:: TASK DIRECTIONS ::
Repeat everything in the material exactly.

:: DATASET EXTRACT ::

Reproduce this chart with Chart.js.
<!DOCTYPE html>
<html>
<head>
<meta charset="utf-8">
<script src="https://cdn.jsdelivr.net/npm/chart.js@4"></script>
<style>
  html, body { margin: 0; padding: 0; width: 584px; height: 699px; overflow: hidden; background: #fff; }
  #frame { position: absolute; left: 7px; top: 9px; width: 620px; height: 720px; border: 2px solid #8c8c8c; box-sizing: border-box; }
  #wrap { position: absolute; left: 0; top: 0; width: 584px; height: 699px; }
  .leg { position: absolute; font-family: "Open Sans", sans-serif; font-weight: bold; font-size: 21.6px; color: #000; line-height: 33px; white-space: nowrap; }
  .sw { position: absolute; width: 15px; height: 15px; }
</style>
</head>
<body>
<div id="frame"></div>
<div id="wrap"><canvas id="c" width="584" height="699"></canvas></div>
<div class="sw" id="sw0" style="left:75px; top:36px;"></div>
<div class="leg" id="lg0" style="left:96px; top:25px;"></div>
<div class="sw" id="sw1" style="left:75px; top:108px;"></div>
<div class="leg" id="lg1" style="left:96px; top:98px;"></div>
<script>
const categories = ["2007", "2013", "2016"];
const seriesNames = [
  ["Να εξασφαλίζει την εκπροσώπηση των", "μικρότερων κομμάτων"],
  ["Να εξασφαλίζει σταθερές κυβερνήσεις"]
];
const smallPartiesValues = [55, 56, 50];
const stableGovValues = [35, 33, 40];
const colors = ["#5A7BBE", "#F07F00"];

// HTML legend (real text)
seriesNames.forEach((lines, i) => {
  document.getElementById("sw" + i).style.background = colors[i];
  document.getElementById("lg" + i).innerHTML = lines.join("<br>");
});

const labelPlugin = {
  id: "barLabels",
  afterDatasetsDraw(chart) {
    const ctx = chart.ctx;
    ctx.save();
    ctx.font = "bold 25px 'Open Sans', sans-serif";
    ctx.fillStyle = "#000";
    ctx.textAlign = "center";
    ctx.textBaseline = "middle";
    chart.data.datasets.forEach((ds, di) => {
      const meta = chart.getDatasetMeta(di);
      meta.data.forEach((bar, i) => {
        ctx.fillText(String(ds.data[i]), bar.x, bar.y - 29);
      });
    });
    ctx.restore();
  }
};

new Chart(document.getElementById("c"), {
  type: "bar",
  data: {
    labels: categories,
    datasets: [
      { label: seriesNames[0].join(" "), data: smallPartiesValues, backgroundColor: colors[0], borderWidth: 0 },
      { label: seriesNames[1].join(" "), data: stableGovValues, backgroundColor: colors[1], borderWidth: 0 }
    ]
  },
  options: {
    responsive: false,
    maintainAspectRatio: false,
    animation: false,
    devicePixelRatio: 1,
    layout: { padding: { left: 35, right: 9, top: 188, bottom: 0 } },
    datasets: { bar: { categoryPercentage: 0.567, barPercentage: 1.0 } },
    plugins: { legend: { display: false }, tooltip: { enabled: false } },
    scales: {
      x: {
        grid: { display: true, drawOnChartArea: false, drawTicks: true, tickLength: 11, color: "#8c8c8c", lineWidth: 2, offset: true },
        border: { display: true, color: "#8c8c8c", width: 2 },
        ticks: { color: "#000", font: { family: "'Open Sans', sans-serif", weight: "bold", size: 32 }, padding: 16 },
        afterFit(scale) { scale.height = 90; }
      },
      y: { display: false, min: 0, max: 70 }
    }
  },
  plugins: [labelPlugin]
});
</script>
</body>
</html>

:: EXERCISE ANSWER ::
Reproduce this chart with Chart.js.
<!DOCTYPE html>
<html>
<head>
<meta charset="utf-8">
<script src="https://cdn.jsdelivr.net/npm/chart.js@4"></script>
<style>
  html, body { margin: 0; padding: 0; width: 584px; height: 699px; overflow: hidden; background: #fff; }
  #frame { position: absolute; left: 7px; top: 9px; width: 620px; height: 720px; border: 2px solid #8c8c8c; box-sizing: border-box; }
  #wrap { position: absolute; left: 0; top: 0; width: 584px; height: 699px; }
  .leg { position: absolute; font-family: "Open Sans", sans-serif; font-weight: bold; font-size: 21.6px; color: #000; line-height: 33px; white-space: nowrap; }
  .sw { position: absolute; width: 15px; height: 15px; }
</style>
</head>
<body>
<div id="frame"></div>
<div id="wrap"><canvas id="c" width="584" height="699"></canvas></div>
<div class="sw" id="sw0" style="left:75px; top:36px;"></div>
<div class="leg" id="lg0" style="left:96px; top:25px;"></div>
<div class="sw" id="sw1" style="left:75px; top:108px;"></div>
<div class="leg" id="lg1" style="left:96px; top:98px;"></div>
<script>
const categories = ["2007", "2013", "2016"];
const seriesNames = [
  ["Να εξασφαλίζει την εκπροσώπηση των", "μικρότερων κομμάτων"],
  ["Να εξασφαλίζει σταθερές κυβερνήσεις"]
];
const smallPartiesValues = [55, 56, 50];
const stableGovValues = [35, 33, 40];
const colors = ["#5A7BBE", "#F07F00"];

// HTML legend (real text)
seriesNames.forEach((lines, i) => {
  document.getElementById("sw" + i).style.background = colors[i];
  document.getElementById("lg" + i).innerHTML = lines.join("<br>");
});

const labelPlugin = {
  id: "barLabels",
  afterDatasetsDraw(chart) {
    const ctx = chart.ctx;
    ctx.save();
    ctx.font = "bold 25px 'Open Sans', sans-serif";
    ctx.fillStyle = "#000";
    ctx.textAlign = "center";
    ctx.textBaseline = "middle";
    chart.data.datasets.forEach((ds, di) => {
      const meta = chart.getDatasetMeta(di);
      meta.data.forEach((bar, i) => {
        ctx.fillText(String(ds.data[i]), bar.x, bar.y - 29);
      });
    });
    ctx.restore();
  }
};

new Chart(document.getElementById("c"), {
  type: "bar",
  data: {
    labels: categories,
    datasets: [
      { label: seriesNames[0].join(" "), data: smallPartiesValues, backgroundColor: colors[0], borderWidth: 0 },
      { label: seriesNames[1].join(" "), data: stableGovValues, backgroundColor: colors[1], borderWidth: 0 }
    ]
  },
  options: {
    responsive: false,
    maintainAspectRatio: false,
    animation: false,
    devicePixelRatio: 1,
    layout: { padding: { left: 35, right: 9, top: 188, bottom: 0 } },
    datasets: { bar: { categoryPercentage: 0.567, barPercentage: 1.0 } },
    plugins: { legend: { display: false }, tooltip: { enabled: false } },
    scales: {
      x: {
        grid: { display: true, drawOnChartArea: false, drawTicks: true, tickLength: 11, color: "#8c8c8c", lineWidth: 2, offset: true },
        border: { display: true, color: "#8c8c8c", width: 2 },
        ticks: { color: "#000", font: { family: "'Open Sans', sans-serif", weight: "bold", size: 32 }, padding: 16 },
        afterFit(scale) { scale.height = 90; }
      },
      y: { display: false, min: 0, max: 70 }
    }
  },
  plugins: [labelPlugin]
});
</script>
</body>
</html>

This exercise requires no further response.